Queremos ser una Iglesia humilde y sencilla que huye de protagonismos, que sirve. Esa inspiración nos llega cada vez que repetimos con María el “he aquí la esclava del Señor, hágase en mí según tu palabra”. Queremos ser una Iglesia solícita, de la que esperan servicios y con ella ofrecer a los demás lo que necesitan. Queremos ser una Iglesia compasiva, porque siente como suyos los sufrimientos de los demás. La compasión es entrañable; nos hace grandes; ser compasivo está en el origen de la misericordia.

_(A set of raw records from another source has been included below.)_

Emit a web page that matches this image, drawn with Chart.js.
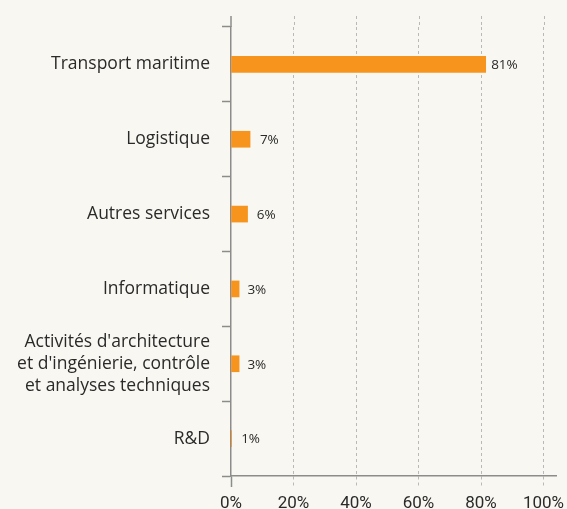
<!DOCTYPE html>
<html>
<head>
<meta charset="utf-8">
<script src="https://cdn.jsdelivr.net/npm/chart.js@4/dist/chart.umd.min.js"></script>
<style>
  html, body { margin: 0; padding: 0; background: #f8f7f1; }
  #wrap { width: 567px; height: 509px; }
</style>
</head>
<body>
<div id="wrap"><canvas id="c" width="567" height="509"></canvas></div>
<script>
var categories = [
    'Transport maritime',
    'Logistique',
    'Autres services',
    'Informatique',
    ["Activités d'architecture", "et d'ingénierie, contrôle", 'et analyses techniques'],
    'R&D'
];
// bar lengths as drawn, and the rounded shares printed next to them
var barValues   = [81.5, 6.1, 5.3, 2.6, 2.6, 0.1];
var shareLabels = [81, 7, 6, 3, 3, 1];
var xTicks      = [0, 20, 40, 60, 80, 100];

var AXIS = '#8c8c8c';
var GRID = '#b9b9b9';
var TEXT = '#2a2a2a';
var FONT = '"Open Sans", "Liberation Sans", sans-serif';
var TICK_FONT = 'Roboto, "Liberation Sans", sans-serif';

// top stub of axis + gridlines above the first band
var axisStub = {
    id: 'axisStub',
    afterDraw: function (chart) {
        var ctx = chart.ctx, a = chart.chartArea, x = chart.scales.x;
        var top = a.top - 11;
        ctx.save();
        ctx.lineWidth = 1;
        ctx.strokeStyle = GRID;
        ctx.setLineDash([3, 3]);
        xTicks.forEach(function (v) {
            if (v === 0) return;
            var px = Math.round(x.getPixelForValue(v)) + 0.5;
            ctx.beginPath(); ctx.moveTo(px, top); ctx.lineTo(px, a.top); ctx.stroke();
        });
        ctx.setLineDash([]);
        ctx.strokeStyle = AXIS;
        ctx.lineWidth = 1.5;
        ctx.beginPath(); ctx.moveTo(a.left, top); ctx.lineTo(a.left, a.top); ctx.stroke();
        ctx.restore();
    }
};

var valueLabels = {
    id: 'valueLabels',
    afterDatasetsDraw: function (chart) {
        var ctx = chart.ctx, x = chart.scales.x;
        var meta = chart.getDatasetMeta(0);
        ctx.save();
        ctx.font = '13.5px ' + FONT;
        ctx.fillStyle = TEXT;
        ctx.textAlign = 'left';
        ctx.textBaseline = 'middle';
        meta.data.forEach(function (bar, i) {
            ctx.fillText(shareLabels[i] + '%', x.getPixelForValue(shareLabels[i]) + 7, bar.y + 1);
        });
        ctx.restore();
    }
};

new Chart(document.getElementById('c'), {
    type: 'bar',
    data: {
        labels: categories,
        datasets: [{
            data: barValues,
            backgroundColor: '#f7941e',
            barThickness: 16,
        }],
    },
    options: {
        indexAxis: 'y',
        responsive: false,
        animation: false,
        layout: { padding: { top: 27, right: 11, left: 0, bottom: 0 } },
        plugins: {
            legend: { display: false },
            tooltip: { enabled: false },
        },
        scales: {
            x: {
                min: 0,
                max: 104,
                afterBuildTicks: function (s) {
                    s.ticks = xTicks.map(function (v) { return { value: v }; });
                },
                afterFit: function (s) {
                    s.height = 33;
                    s.paddingLeft = 0;
                    s.paddingRight = 0;
                },
                border: { color: AXIS, width: 1.5, dash: [3, 3] },
                grid: {
                    color: function (c) { return c.tick && c.tick.value === 0 ? 'rgba(0,0,0,0)' : GRID; },
                    tickColor: function (c) { return c.tick && c.tick.value === 0 ? AXIS : GRID; },
                    tickWidth: function (c) { return c.tick && c.tick.value === 0 ? 1.5 : 1; },
                    tickBorderDash: function (c) { return c.tick && c.tick.value === 0 ? [] : [3, 3]; },
                    tickLength: 11,
                },
                ticks: {
                    padding: 7,
                    color: TEXT,
                    font: { family: TICK_FONT, size: 17 },
                    callback: function (v) { return v + '%'; },
                },
            },
            y: {
                afterFit: function (s) { s.width = 231; },
                border: { color: AXIS, width: 1.5 },
                grid: {
                    drawOnChartArea: false,
                    tickColor: AXIS,
                    tickWidth: 1.5,
                    tickLength: 9,
                },
                ticks: {
                    padding: 12,
                    color: TEXT,
                    font: { family: FONT, size: 17.5, lineHeight: 1.27 },
                },
            },
        },
    },
    plugins: [axisStub, valueLabels],
});
</script>
</body>
</html>
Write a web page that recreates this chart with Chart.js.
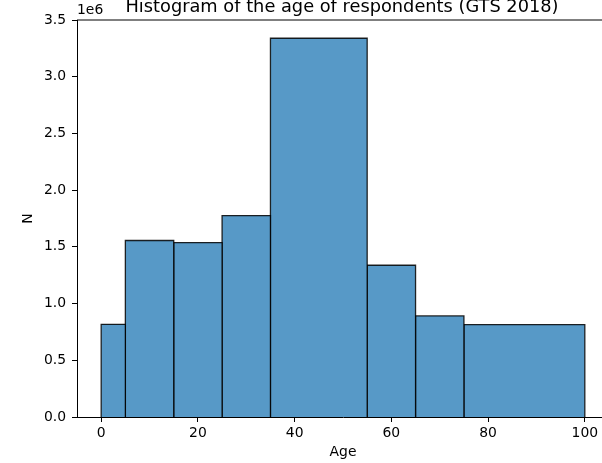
<!DOCTYPE html>
<html>
<head>
<meta charset="utf-8">
<script src="https://cdn.jsdelivr.net/npm/chart.js@4/dist/chart.umd.min.js"></script>
<style>
  html, body { margin: 0; padding: 0; background: #fff; overflow: hidden; }
  #wrap { position: absolute; left: 0; top: 0; }
</style>
</head>
<body>
<div id="wrap"><canvas id="hist" width="620" height="463"></canvas></div>
<script>
// age bins (edges) and respondent counts per bin
const binEdges = [0, 5, 15, 25, 35, 55, 65, 75, 100];
const counts = [817000, 1556000, 1538000, 1776000, 3339000, 1338000, 891000, 815000];

const xTicks = [0, 20, 40, 60, 80, 100];
const yTicks = [0, 500000, 1000000, 1500000, 2000000, 2500000, 3000000, 3500000];

const chartTitle = 'Histogram of the age of respondents (GTS 2018)';
const xLabel = 'Age';
const yLabel = 'N';
const offsetText = '1e6';

const FONT = '"DejaVu Sans", sans-serif';
const BAR_FILL = '#5799c7';
const BAR_EDGE = 'rgba(0, 0, 0, 0.85)';

// one outlined polygon per bin so every bin keeps its own width
const datasets = counts.map((n, i) => ({
  data: [
    { x: binEdges[i], y: 0 },
    { x: binEdges[i], y: n },
    { x: binEdges[i + 1], y: n },
    { x: binEdges[i + 1], y: 0 },
  ],
  showLine: true,
  fill: 'origin',
  backgroundColor: BAR_FILL,
  borderColor: BAR_EDGE,
  borderWidth: 1.3,
  pointRadius: 0,
  tension: 0,
}));

const decorations = {
  id: 'decorations',
  afterDraw(chart) {
    const { ctx, chartArea } = chart;
    ctx.save();
    // top spine
    ctx.strokeStyle = '#000';
    ctx.lineWidth = 1;
    ctx.beginPath();
    ctx.moveTo(chartArea.left, chartArea.top);
    ctx.lineTo(chartArea.right, chartArea.top);
    ctx.stroke();

    ctx.fillStyle = '#000';
    ctx.textBaseline = 'alphabetic';
    ctx.font = `17.8px ${FONT}`;
    ctx.textAlign = 'center';
    ctx.fillText(chartTitle, (chartArea.left + chartArea.right) / 2 - 1, 12);

    ctx.font = `13.9px ${FONT}`;
    ctx.textAlign = 'left';
    ctx.fillText(offsetText, chartArea.left, 14);
    ctx.restore();
  },
};

const axisGrid = {
  display: true,
  drawOnChartArea: false,
  drawTicks: true,
  tickLength: 5,
  tickWidth: 1,
  tickColor: '#000',
};

new Chart(document.getElementById('hist').getContext('2d'), {
  type: 'scatter',
  data: { datasets },
  options: {
    animation: false,
    responsive: false,
    devicePixelRatio: 1,
    layout: { padding: { top: 20, right: 11, bottom: 0, left: 0 } },
    scales: {
      x: {
        type: 'linear',
        min: -5,
        max: 105,
        afterBuildTicks: (scale) => { scale.ticks = xTicks.map((v) => ({ value: v })); },
        afterFit: (scale) => { scale.height = 46; },
        ticks: {
          color: '#000',
          padding: 3,
          font: { family: FONT, size: 13.9 },
          callback: (v) => String(v),
        },
        grid: axisGrid,
        border: { display: true, color: '#000', width: 1 },
        title: {
          display: true,
          text: xLabel,
          color: '#000',
          padding: { top: 0, bottom: 2 },
          font: { family: FONT, size: 13.9 },
        },
      },
      y: {
        type: 'linear',
        min: 0,
        max: 3500000,
        afterBuildTicks: (scale) => { scale.ticks = yTicks.map((v) => ({ value: v })); },
        afterFit: (scale) => { scale.width = 77; },
        ticks: {
          color: '#000',
          padding: 6,
          font: { family: FONT, size: 13.9 },
          callback: (v) => (v / 1e6).toFixed(1),
        },
        grid: axisGrid,
        border: { display: true, color: '#000', width: 1 },
        title: {
          display: true,
          text: yLabel,
          color: '#000',
          padding: { top: 20, bottom: 0 },
          font: { family: FONT, size: 13.9 },
        },
      },
    },
    plugins: {
      legend: { display: false },
      tooltip: { enabled: false },
    },
  },
  plugins: [decorations],
});
</script>
</body>
</html>
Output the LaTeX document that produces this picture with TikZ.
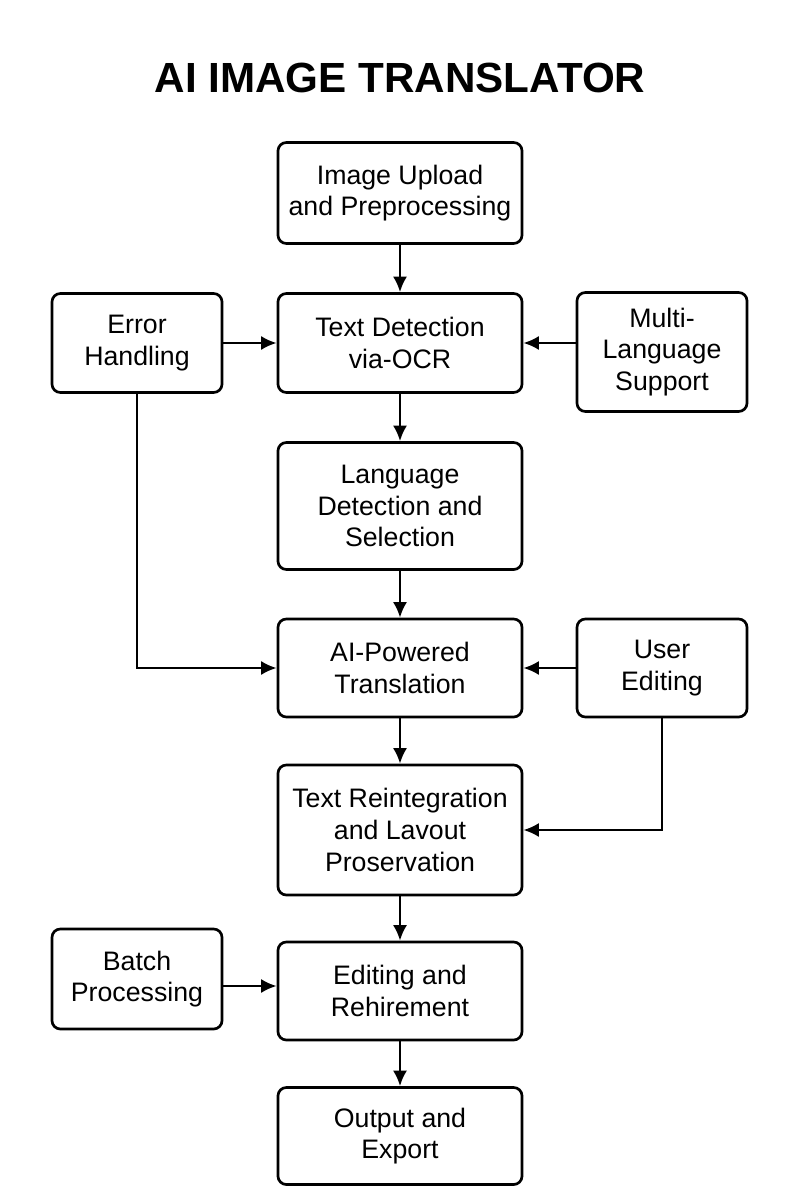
\documentclass[tikz,border=0pt]{standalone}
\usepackage{fontspec}
\setmainfont{Liberation Sans}
\usetikzlibrary{arrows.meta}
\begin{document}
\begin{tikzpicture}[x=0.025cm, y=-0.025cm,
  box/.style={draw, line width=1.9pt, rounded corners=6pt, align=center, inner sep=2pt, fill=white, font=\fontsize{19}{22.5}\selectfont},
  mainbox/.style={box, minimum width=6.1cm},
  sidebox/.style={box, minimum width=4.25cm},
  arr/.style={line width=1.8pt, -{Latex[length=11pt,width=10pt]}}]
\useasboundingbox (0,0) rectangle (800,1200);
\node[font=\bfseries\fontsize{30}{34}\selectfont] at (400,78) (title) {AI IMAGE TRANSLATOR};

\node[mainbox, minimum height=2.525cm] at (400,193) (upload) {Image Upload\\and Preprocessing};
\node[mainbox, minimum height=2.475cm] at (400,343) (detect) {Text Detection\\via-OCR};
\node[sidebox, minimum height=2.475cm] at (137,343) (error) {Error\\Handling};
\node[sidebox, minimum height=2.975cm] at (662,352) (multi) {Multi-\\Language\\Support};
\node[mainbox, minimum height=3.175cm] at (400,506) (lang) {Language\\Detection and\\Selection};
\node[mainbox, minimum height=2.45cm] at (400,668) (transl) {AI-Powered\\Translation};
\node[sidebox, minimum height=2.45cm] at (662,668) (user) {User\\Editing};
\node[mainbox, minimum height=3.25cm] at (400,830) (reint) {Text Reintegration\\and Lavout\\Proservation};
\node[sidebox, minimum height=2.5cm] at (137,979) (batch) {Batch\\Processing};
\node[mainbox, minimum height=2.45cm] at (400,991) (refine) {Editing and\\Rehirement};
\node[mainbox, minimum height=2.425cm] at (400,1136) (output) {Output and\\Export};
\coordinate (batchout) at (222,986);

\draw[arr] (upload) -- (detect);
\draw[arr] (error) -- (detect);
\draw[arr] (multi.west |- detect.east) -- (detect.east);
\draw[arr] (detect) -- (lang);
\draw[arr] (lang) -- (transl);
\draw[arr] (error) |- (transl);
\draw[arr] (user) -- (transl);
\draw[arr] (transl) -- (reint);
\draw[arr] (user) |- (reint);
\draw[arr] (reint) -- (refine);
\draw[arr] (batchout) -- (batchout -| refine.west);
\draw[arr] (refine) -- (output);
\end{tikzpicture}
\end{document}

Queremos ser Iglesia que siente y tiene preferencia por los más débiles. Más renovada y atenta al sufrimiento de todo ser humano. Queremos ser una Iglesia valiente: con el espíritu del Magnificat. Que denuncia a voz en grito el proyecto de los poderosos pero sobre todo anuncia la alegría para los pobres y los humildes. Queremos ser una Iglesia audaz para evitar los riesgos que amenazan el vivir cotidiano del creyente que es caer en una vida superficial, mecánica, rutinaria y masificada. Y, por último, queremos ser una Iglesia samaritana, centralizada en el amor y exigente, porque busca una constante fidelidad al amor; que ve al herido y lo cuida y hace de todo para que lo cuiden[1].

La figura del Adviento y la Navidad que nos invita a adentrarnos en el misterio de la encarnación, en los signos de los tiempos y en los signos de Dios, es María. Ella nos invita a despertar, la salvación está cerca, porque la esperanza se hace presente. Porque María nos lleva a vivir la alegría profunda de la Iglesia. María es la testigo y la artesana de esa alegría y ella nos la transmite y contagia. Tenemos que hacer de nuestra fe, carne y sangre de nuestra estirpe. Como en el bello aguinaldo: “Si la Virgen fuera andina y San José de los llanos, el Niño Jesús sería un niño venezolano”. O como bellamente lo vio Simón Díaz: “del Ávila viene un Niño chiquitico bien arropadito lleno de bondad. A los caraqueños les trae de la sierra la brisa serena de la Navidad El Niñito baja desde Galipán viene con sus flores y sus mil colores para los regalos que vienen y van”. Hagámoslo nuestro, con nuestro testimonio, nuestra entrega y nuestra generosidad. Que tengamos todos, un hermoso adviento para que la esperanza de la navidad nos haga constructores de la Venezuela que soñamos para el año 2020. Que así sea.

[1] Estos últimos párrafos están tomados del último capítulo de la obra de José María Arnaiz. “Una nueva forma de ser Iglesia es posible y urgente”. PPC, Madrid 2019.